Conscience du point de vue qui habite d’emblée le jeune Kurt et qui est très habilement traduite à l’écran, par des jeux de focalisation et de flou qui annoncent l’œuvre à venir. Pour rester fidèle à l’injonction de la chère tante, « Ne détourne jamais les yeux », mais dispenser son regard de devenir un instrument de torture pour lui-même, l’enfant trouve en effet le subterfuge d’interposer sa petite main entre ses yeux et les scènes traumatisantes ; la mise au point visuelle s’étant effectuée sur le proche, la main peut alors s’abaisser : la scène agressive est désormais brouillée... Un jeu sur le visible auquel le casting lui-même offre un subtil écho, puisque c’est avec une sorte d’étonnement constant que l’on retrouve ici l’acteur Sebastian Koch dans le rôle d’un médecin nazi aucunement repenti et définitivement redoutable, alors qu’il incarnait le sympathique opposant au pouvoir dans « La Vie des Autres », en la personne d’un dramaturge humaniste dans l’Allemagne partitionnée.
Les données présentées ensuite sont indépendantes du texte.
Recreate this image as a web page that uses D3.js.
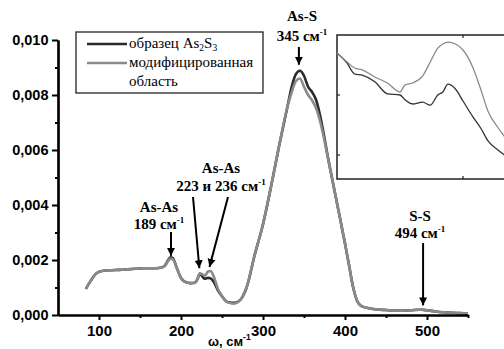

On a pu reprocher au film sa longueur, sa facture globalement classique, accompagnée d’une musique de Max Richter toujours belle, mais par moments un peu trop présente. Sur le chapitre de la longueur, on peut néanmoins comprendre que Florian Henckel von Donnersmarck ait souhaité prendre son temps pour exposer les éléments successifs qui fondent le destin d’un artiste et les choix, finalement nécessaires, qu’il effectuera. Tant il est vrai que ce Bildungsfilm se double d’une formidable réflexion sur la mémoire, sur ce qui est su sans être su, mais finit par se manifester de manière éclatante. Ainsi s’éclaire le titre, qui cite, bien évidemment avec distance, l’un des jugements formulés sur l’œuvre du jeune Gerhard Richter / Kurt Barnet au début de sa reconnaissance par le public. « Œuvre sans auteur », tant celui-ci se cachait derrière l’anonymat apparent des photos qui inspiraient sa première période. Gerhard Richter lui-même rejoint cette formule dans une singulière déclaration : « Mes tableaux sont sans objet ; mais comme tout objet, ils sont l’objet d’eux-mêmes. Ils n’ont par conséquent ni contenu, ni signification, ni sens ; ils sont comme les choses, les arbres, les animaux, les hommes ou les jours qui, eux aussi n’ont ni raison d’être, ni fin, ni but. Voilà quel est l’enjeu.» (in Notes, 1984). Si ses tableaux sont « sans objet », pourquoi ne seraient-ils pas « sans auteur » ? Le rapport au flou, au détournement de la figuration, qui, chez ce peintre, marquera les styles ultérieurs, comme si tout n’était que reflet brouillé, se colore d’un sens particulièrement riche et multiple, suite à l’éclairage porté par ce film.